As you can see from the selection of races below, I haven't played World of Warcraft since around the time of Cataclysm. I hope this page still applies, but for all I know the language system has totally changed.
If you know for a fact that it does or doesn't work, I'd appreciate an email. Also contact me if you'd like to see the newer races supported, if there's sufficient demand I may be motivated.
The Phrasemaker is a language translation workshop for World of Warcraft. It allows you to construct phrases that make sense to the opposite faction (i.e. Alliance/Horde).
- Using the buttons above, pick a language your character knows.
- Click on the words of that language to try and make a meaningful sentence.
- In-game, say the text shown next to speaker.
- Any character who doesn't know the language will hear what is said beside listener.
- Let's assume you have a character called Ham that speaks Gnomish.
- Click the Gnome icon at the top of the page.
- Click on the words "i" "am" "so" "weird" in that order.
- The phrase "e jj bb aback" appears under the speaker section.

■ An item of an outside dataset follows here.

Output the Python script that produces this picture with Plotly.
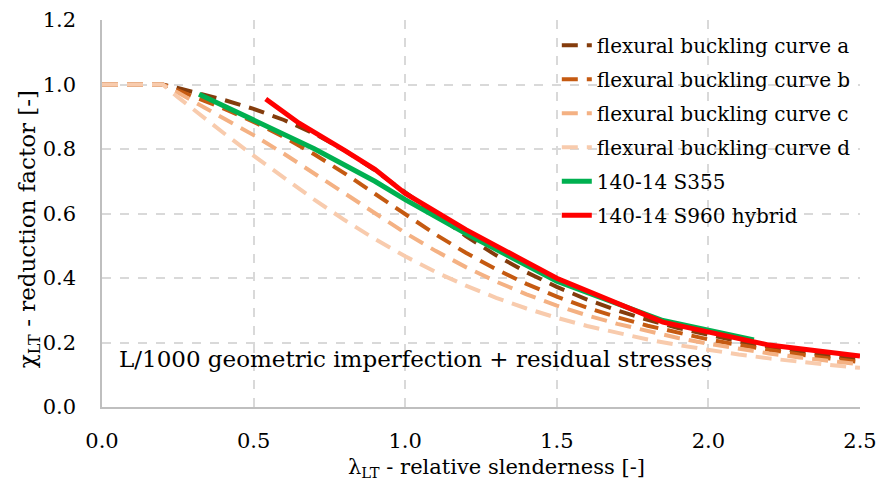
import plotly.graph_objects as go

# Relative slenderness values for EC3 buckling curves
lam_ec3 = [0.0, 0.2, 0.25, 0.3, 0.4, 0.5, 0.6, 0.7, 0.8, 0.9, 1.0, 1.1, 1.2, 1.3, 1.4,
           1.5, 1.6, 1.7, 1.8, 1.9, 2.0, 2.1, 2.2, 2.3, 2.4, 2.5]
curve_a = [1.0, 1.0, 0.989, 0.9775, 0.9528, 0.9243, 0.8900, 0.8477, 0.7957, 0.7339, 0.6656,
           0.5960, 0.5300, 0.4703, 0.4179, 0.3724, 0.3332, 0.2994, 0.2702, 0.2449, 0.2229,
           0.2036, 0.1867, 0.1717, 0.1585, 0.1467]
curve_b = [1.0, 1.0, 0.982, 0.9641, 0.9261, 0.8842, 0.8371, 0.7837, 0.7245, 0.6612, 0.5970,
           0.5352, 0.4781, 0.4269, 0.3817, 0.3422, 0.3079, 0.2781, 0.2521, 0.2294, 0.2095,
           0.1920, 0.1765, 0.1628, 0.1506, 0.1397]
curve_c = [1.0, 1.0, 0.975, 0.9491, 0.8973, 0.8430, 0.7854, 0.7247, 0.6622, 0.5998, 0.5399,
           0.4842, 0.4338, 0.3888, 0.3492, 0.3145, 0.2842, 0.2577, 0.2345, 0.2141, 0.1962,
           0.1803, 0.1662, 0.1537, 0.1425, 0.1325]
curve_d = [1.0, 1.0, 0.961, 0.9235, 0.8504, 0.7793, 0.7100, 0.6431, 0.5797, 0.5208, 0.4671,
           0.4189, 0.3762, 0.3385, 0.3055, 0.2766, 0.2512, 0.2289, 0.2093, 0.1920, 0.1766,
           0.1630, 0.1508, 0.1399, 0.1302, 0.1214]

# Numerical results
lam_s355 = [0.32, 0.5, 0.7, 0.9, 1.0, 1.2, 1.5, 1.85, 2.15]
chi_s355 = [0.970, 0.891, 0.801, 0.700, 0.643, 0.538, 0.390, 0.268, 0.208]
lam_s960 = [0.54, 0.65, 0.8, 0.9, 1.0, 1.2, 1.5, 1.85, 2.2, 2.5]
chi_s960 = [0.955, 0.880, 0.796, 0.737, 0.662, 0.550, 0.399, 0.263, 0.192, 0.158]

names = ["flexural buckling curve a", "flexural buckling curve b",
         "flexural buckling curve c", "flexural buckling curve d",
         "140-14 S355", "140-14 S960 hybrid"]
colors = ["#843C0C", "#C55A11", "#F4B183", "#F8CBAD", "#00B050", "#FF0000"]

x_ticks = [0.0, 0.5, 1.0, 1.5, 2.0, 2.5]
y_ticks = [0.0, 0.2, 0.4, 0.6, 0.8, 1.0, 1.2]

x_title = "λ<sub>LT</sub> - relative slenderness [-]"
y_title = "χ<sub>LT</sub> - reduction factor [-]"
note = "L/1000 geometric imperfection + residual stresses"

FONT = "DejaVu Serif"

fig = go.Figure()
for i, (ys, nm, col) in enumerate(zip([curve_a, curve_b, curve_c, curve_d], names[:4], colors[:4])):
    fig.add_trace(go.Scatter(x=lam_ec3, y=ys, mode="lines", name=nm, legendgroup=f"g{i}",
                             line=dict(color=col, width=4, dash="16px,9px")))
fig.add_trace(go.Scatter(x=lam_s355, y=chi_s355, mode="lines", name=names[4], legendgroup="g4",
                         line=dict(color=colors[4], width=5)))
fig.add_trace(go.Scatter(x=lam_s960, y=chi_s960, mode="lines", name=names[5], legendgroup="g5",
                         line=dict(color=colors[5], width=5)))

fig.add_annotation(x=0.05, y=0.15, xref="x", yref="y", xanchor="left", yanchor="middle",
                   text=note, showarrow=False,
                   font=dict(family=FONT, size=23, color="#000000"))
# axis titles
fig.add_annotation(x=0.52, y=-0.158, xref="paper", yref="paper", xanchor="center",
                   yanchor="middle", text=x_title, showarrow=False,
                   font=dict(family=FONT, size=21, color="#000000"))
fig.add_annotation(x=-0.096, y=0.46, xref="paper", yref="paper", xanchor="center",
                   yanchor="middle", text=y_title, showarrow=False, textangle=-90,
                   font=dict(family=FONT, size=23, color="#000000"))

axis_common = dict(showgrid=True, gridcolor="#D9D9D9", gridwidth=1.5, griddash="dash",
                   zeroline=False, showline=True, linecolor="#BFBFBF", linewidth=1.5,
                   ticks="", automargin=False,
                   tickfont=dict(family=FONT, size=21, color="#000000"))

fig.update_layout(
    width=879, height=492,
    margin=dict(l=102, r=19, t=20, b=85, autoexpand=False),
    paper_bgcolor="white", plot_bgcolor="white",
    font=dict(family=FONT, size=22, color="#000000"),
    showlegend=True,
    legend=dict(x=0.600, y=0.985, xanchor="left", yanchor="top",
                bgcolor="rgba(255,255,255,0)", font=dict(family=FONT, size=20, color="#000000"),
                tracegroupgap=5),
    xaxis=dict(range=[0, 2.5], tickvals=x_ticks, tickformat=".1f",
               ticklabelstandoff=14, **axis_common),
    yaxis=dict(range=[0, 1.2], tickvals=y_ticks, tickformat=".1f",
               ticklabelstandoff=20, **axis_common),
)

fig.write_html("out.html")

- In World of Warcraft, switch to the Gnomish language and say "e jj bb aback".
- Those around you who don't know Gnomish (including all Horde characters) would see "Ham says: [Gnomish] i am so weird".
- Characters that do understand Gnomish will just see "Ham says: [Gnomish] e jj bb aback".
- You can change what language you're speaking in-game by using the button with the speech-bubble icon near the chat window.
- An easy way to say phrases is to simply paste the code shown under script into your chat window.
- The code shown under script works in macros. Useful if you want to say phrase often. You can learn more about using SendChatMessage here.
- You can do more than say phrases in other languages. For example, you can yell them, and you can put them in party chat.
- Remember, all Alliance characters speak Common and all Horde characters speak Orcish.
- Capitalisation is retained. "glean" translates to "wassa" and "gLeAn" translates to "wAsSa". Use this creatively. A lower-case "L" can look like an upper case "i", for example.
- I can't say anything with these words! Why are they so limited?
That's the limitation of the language system, and there's no way around it. It can take imagination and cunning to construct meaningful phrases, especially with some of the "drier" languages.
- Someone from the opposite faction said something to me. How do I use this tool to understand what was said?
You can't. The Phrasemaker lets you say things to the opposite faction. Not the other way around. In fact, given the way the language system works, any attempt to understand the enemy faction's speech is very difficult because it requires a lot of guesswork.
- I've picked up a phrase from elsewhere, but when I construct the same phrase here I'm supplied with different words to use. Why?
Many different speaker words translate into the same listener word. There's more than one way to say the same thing. The choices for speaker words used on this page are largely arbitrary.
- Some languages look identical on this page. Common is the same as Gutterspeak, and Darnassian is the same as Thalassian. Is this a mistake?
This is not a mistake. These languages happen to share the same translation properties.
- There aren't enough words to make a proper language. Why are there so few words?
The lists are exhaustive -- every possible in-game word is shown. The system in World of Warcraft is obviously just an abstraction, not an attempt to create fully-fledged languages. If that's what you're looking for (for lore or role-play reasons) I'm afraid I cannot help.
- Myth: Punctuation is unaffected by translation.
Not true. In reality, all punctuation is removed in translation. This makes it impossible to use smilies, amongst other things.
- Myth: Numbers are unaffected by translation.
This is untrue. In reality, numbers are treated like letters. "123" will be translated like any other three-character-word.
- Myth: Spacing letters out one-by-one will allow the other faction to understand what I say. For example, "H E L L O".
This is wrong, even though many people seem to believe it. The other faction simply will see a series of gibberish, spaced out one letter at a time.
- Fact: The opposite faction can understand my emotes (e.g. /smile, /love).
This is largely true, though see the point below...
- Myth: I can use custom emotes (e.g. /em or /me) to communicate with the opposite faction.
Wrong. If you perform a custom emote, the other faction sees it as "Player performs strange gestures."
- Myth: I can use custom emotes to communicate with the opposite faction, if I mind control the person I wish to speak to first.
Not anymore. This was fixed. Now mind control has no special effect on custom emotes.
- Myth: Languages are perfectly reversible. If I repeat the gibberish someone says to me back to them, it will make sense.
Wrong. You'll just be speaking more gibberish.